Oh: I think that when the WTO membership begins on this new work program, they will find that it imposes a very heavy burden on the developing countries, not just in terms of the capacity to negotiate but in terms of future obligations, and that it cannot realistically be implemented by developing countries because it will reduce or severely constrain their development possibilities.

Then the idea of special and differential treatment — hopefully the expanded version of special and differential treatment — will be essential.

All of this goes back to what the WTO was meant to do. The stated objective of the WTO is not liberalization but sustainable development and promoting higher standards of living. If you go back to that objective, then developing countries must be given the flexibility to ensure that the WTO rules and their implementation allow them to have development and growth.

Multinational Monitor: How would you say the developing countries as a group did in Doha?

Oh: As compared to Seattle, the developing countries entered Doha much more prepared in terms of understanding the issues and in terms of their political resolve to say no to the issues they felt were not suitable for negotiations.

Most developing countries in the lead-up negotiations in Geneva were very clear: they did not want the launch of a new round or the introduction of new issues onto the negotiating agenda of the WTO. In Geneva, many developing countries took great pains to make it clear to the WTO secretariat and the general council chairman that they did not want negotiations on the Singapore issues and on industrial tariffs.

However, to their dismay and frustration, their views were not at all reflected in the draft declarations produced in Geneva by the general council chairman and the director-general. Despite their objections, the draft declaration was taken to Doha. This was a most undemocratic document, considering that it did not reflect the views of many developing countries, and it put the developing countries in a position of great disadvantage right from the start.

The negotiating processes in Doha made things worse. Facilitators had been selected to facilitate negotiations, and they were allowed to decide on the procedures for consultations and drafting. The facilitators were also chosen from the same camp — those countries that wanted a new round.

You also had at Doha the revival of the green room [where a limited number of countries negotiate in secret]. There were about 24 ministers who were invited to the green room.
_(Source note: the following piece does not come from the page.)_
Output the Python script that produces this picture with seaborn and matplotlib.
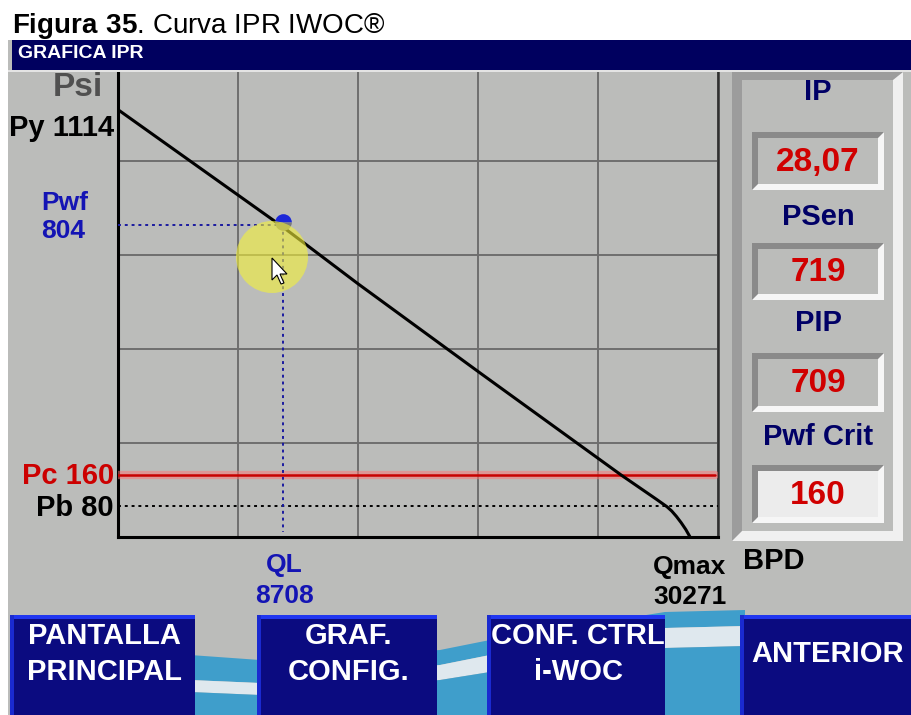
import numpy as np
import matplotlib.pyplot as plt
from matplotlib import font_manager
from matplotlib.patches import Rectangle, Polygon, Ellipse
import seaborn as sns

ipr_q = [0, 8708, 12700, 19160, 26620, 28500, 29050, 29300, 29550, 29800, 30050, 30271]
ipr_p = [1102, 800, 653, 423, 160, 97, 78, 67, 53, 37, 19, 0]

q_op = 8708      # QL
p_op = 804       # Pwf
p_crit = 160     # Pc
p_b = 80         # Pb
p_y = 1114       # Py
q_max = 30271    # Qmax

panel_labels = ['IP', 'PSen', 'PIP', 'Pwf Crit']
panel_values = ['28,07', '719', '709', '160']

buttons = ['PANTALLA\nPRINCIPAL', 'GRAF.\nCONFIG.', 'CONF. CTRL\ni-WOC', 'ANTERIOR']

sns.set_theme(style='whitegrid')
names = {f.name for f in font_manager.fontManager.ttflist}
hmi = 'Liberation Sans Narrow' if 'Liberation Sans Narrow' in names else 'Liberation Sans'
plt.rcParams['font.family'] = ['Liberation Sans', 'DejaVu Sans']
plt.rcParams['mathtext.fontset'] = 'custom'
plt.rcParams['mathtext.rm'] = 'Liberation Sans'
plt.rcParams['mathtext.bf'] = 'Liberation Sans:bold'

W, H = 911, 715
GRAY = '#bbbcba'
NAVY = '#00005f'

fig = plt.figure(figsize=(W / 100, H / 100), dpi=100, facecolor='white')


def fx(x):
    return x / W


def fy(y):
    return 1 - y / H


def rect(x0, y0, x1, y1, z=2, **kw):
    fig.add_artist(Rectangle((fx(x0), fy(y1)), (x1 - x0) / W, (y1 - y0) / H,
                             transform=fig.transFigure, zorder=z, lw=0, **kw))


def poly(pts, z=2, **kw):
    fig.add_artist(Polygon([(fx(a), fy(b)) for a, b in pts], closed=True,
                           transform=fig.transFigure, zorder=z, **kw))


def txt(x, y, s, size, color, ha='center', fam=None, z=6, **kw):
    fig.text(fx(x), fy(y), s, ha=ha, va='center', fontsize=size, color=color,
             fontweight='bold', family=fam or [hmi, 'DejaVu Sans'], zorder=z, **kw)


# fondo de la pantalla
rect(8, 40, W, H, z=-2, color=GRAY)

# grafica
xmax, ymax = 31750, 1212
ax = fig.add_axes([fx(118), fy(537), 600 / W, 470 / H])
ax.set_facecolor(GRAY)
sns.lineplot(x=ipr_q, y=ipr_p, sort=False, color='black', lw=2.2, ax=ax, zorder=5)
ax.plot([0, xmax], [p_b, p_b], color='black', lw=1.4, ls=(0, (1.5, 2)), zorder=3)
ax.plot([0, xmax * 0.995], [p_crit, p_crit], color='#ff7070', lw=6, alpha=0.5, zorder=3)
ax.plot([0, xmax * 0.995], [p_crit, p_crit], color='#c80000', lw=1.8, zorder=4)
ax.plot([0, q_op], [p_op, p_op], color='#1a1aa0', lw=1.4, ls=(0, (1.5, 2)), zorder=3)
ax.plot([q_op, q_op], [p_op, 14], color='#1a1aa0', lw=1.4, ls=(0, (1.5, 2)), zorder=3)
ax.plot([q_op], [p_op + 8], marker='o', ms=12, fillstyle='top', mfc='#1c28d8',
        mfcalt='#7a7a7a', mec='none', zorder=6)
ax.set_xlim(0, xmax)
ax.set_ylim(0, ymax)
ax.set_xticks(np.linspace(0, xmax, 6))
ax.set_yticks(np.linspace(0, ymax, 6))
ax.tick_params(length=0, labelleft=False, labelbottom=False)
ax.grid(True, color='#6e6e6e', lw=1.4)
ax.set_xlabel('')
ax.set_ylabel('')
for s in ['left', 'bottom']:
    ax.spines[s].set_color('black')
    ax.spines[s].set_linewidth(2.2)
ax.spines['right'].set_color('#303030')
ax.spines['right'].set_linewidth(1.8)
ax.spines['top'].set_visible(False)

# resaltado del cursor
fig.add_artist(Ellipse((fx(272), fy(257)), 72 / W, 72 / H, transform=fig.transFigure,
                       fc='#f4f238', alpha=0.6, lw=0, zorder=7))
arrow = [(0, 0), (0, 22), (5, 17), (9, 26), (12, 25), (8, 16), (15, 16)]
poly([(272 + a, 258 + b) for a, b in arrow], z=8, fc='white', ec='black', lw=0.8)

# titulo y cabecera
fig.text(fx(12), fy(33), r'$\mathbf{Figura\ 35}$. Curva IPR IWOC®', fontsize=20,
         color='black', ha='left', va='baseline', family='Liberation Sans')
rect(12, 40, W, 70, z=3, color=NAVY)
rect(8, 70, W, 72, z=3, color='#e4e4e4')
txt(18, 54, 'GRAFICA IPR', 14, 'white', ha='left')

# etiquetas del eje
txt(103, 87, 'Psi', 24, '#505050', ha='right')
txt(114, 128, f'Py {p_y}', 21, 'black', ha='right')
txt(65, 203, 'Pwf', 19, '#1414b4')
txt(63, 231, str(p_op), 19, '#1414b4')
txt(114, 476, f'Pc {p_crit}', 21, '#cc0000', ha='right')
txt(114, 508, f'Pb {p_b}', 21, 'black', ha='right')
txt(284, 565, 'QL', 19, '#1414b4')
txt(284, 596, str(q_op), 19, '#1414b4')
txt(690, 567, 'Qmax', 19, 'black')
txt(690, 597, str(q_max), 19, 'black')
txt(743, 561, 'BPD', 21, 'black', ha='left')

# panel derecho
rect(732, 72, 903, 541, z=3, color='#f0f0f0')
poly([(732, 72), (903, 72), (893, 80), (742, 80), (742, 531), (732, 541)], z=3,
     fc='#9c9c9c', lw=0)
rect(742, 80, 893, 531, z=3, color=GRAY)
label_y = [92, 217, 323, 437]
box_y = [(132, 190), (243, 300), (353, 412), (465, 523)]
for i in range(4):
    txt(818, label_y[i], panel_labels[i], 21, '#000066')
    y0, y1 = box_y[i]
    rect(752, y0, 884, y1, z=4, color='#f6f6f6')
    poly([(752, y0), (884, y0), (878, y0 + 6), (758, y0 + 6), (758, y1 - 6), (752, y1)],
         z=4, fc='#8a8a8a', lw=0)
    rect(758, y0 + 6, 878, y1 - 6, z=4, color='#ececec' if i == 3 else GRAY)
    txt(818, (y0 + y1) / 2 + 1, panel_values[i], 24, '#d00000')

# ondas del fondo de los botones
wave_x = [190, 260, 440, 490, 665, 745]
blue1_top = [655, 660, 650, 640, 612, 610]
blue1_bot = [680, 683, 665, 655, 628, 626]
blue2_top = [692, 695, 680, 672, 648, 646]
poly(list(zip(wave_x, blue1_top)) + list(zip(wave_x, blue1_bot))[::-1], z=1,
     fc='#3f9ecb', lw=0)
poly(list(zip(wave_x, blue1_bot)) + list(zip(wave_x, blue2_top))[::-1], z=1,
     fc='#dfe8ee', lw=0)
poly(list(zip(wave_x, blue2_top)) + [(745, H), (190, H)], z=1, fc='#3f9ecb', lw=0)

# botones
btn_x = [(10, 195), (257, 437), (487, 665), (740, W)]
for (x0, x1), name in zip(btn_x, buttons):
    rect(x0, 615, x1, H, z=3, color='#0b0b80')
    rect(x0, 615, x1, 619, z=3, color='#2036f0')
    rect(x0, 615, x0 + 4, H, z=3, color='#1a2ad0')
    txt((x0 + x1) / 2 + 2, 654, name, 21, 'white', linespacing=1.4)

fig.savefig('out.png', dpi=100, facecolor='white')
The big green room started on the 13th of November, the final day of the Ministerial meeting, at 6:00 p.m. and finished sometime around four or five in the morning. Twenty-four countries were invited into the green room, so the 120other countries were excluded from the negotiations.

Many of the developing country ministers who were negotiating may not have been as familiar with the issues or the political realities of the negotiations as some of their negotiators in Geneva, or as compared to the technical capacity of the EU’s Pascal Lamy and U.S. Trade Representative Robert Zoellick. So just in terms of technical abilities and capacity, the ministers from the developing countries were at a great disadvantage.

There were reports that the developed countries were better prepared for the green room process. They had relays of people going in and out to replace each other. It was like a baton race for the developed countries, whereas the developing countries had the minister and one adviser who had to sit through from the afternoon until four in the morning, so it required a combination of technical ability and ability to withstand fatigue.

Moreover, some of the developing countries that opposed the new issues were reportedly put under great pressure by the major developed countries.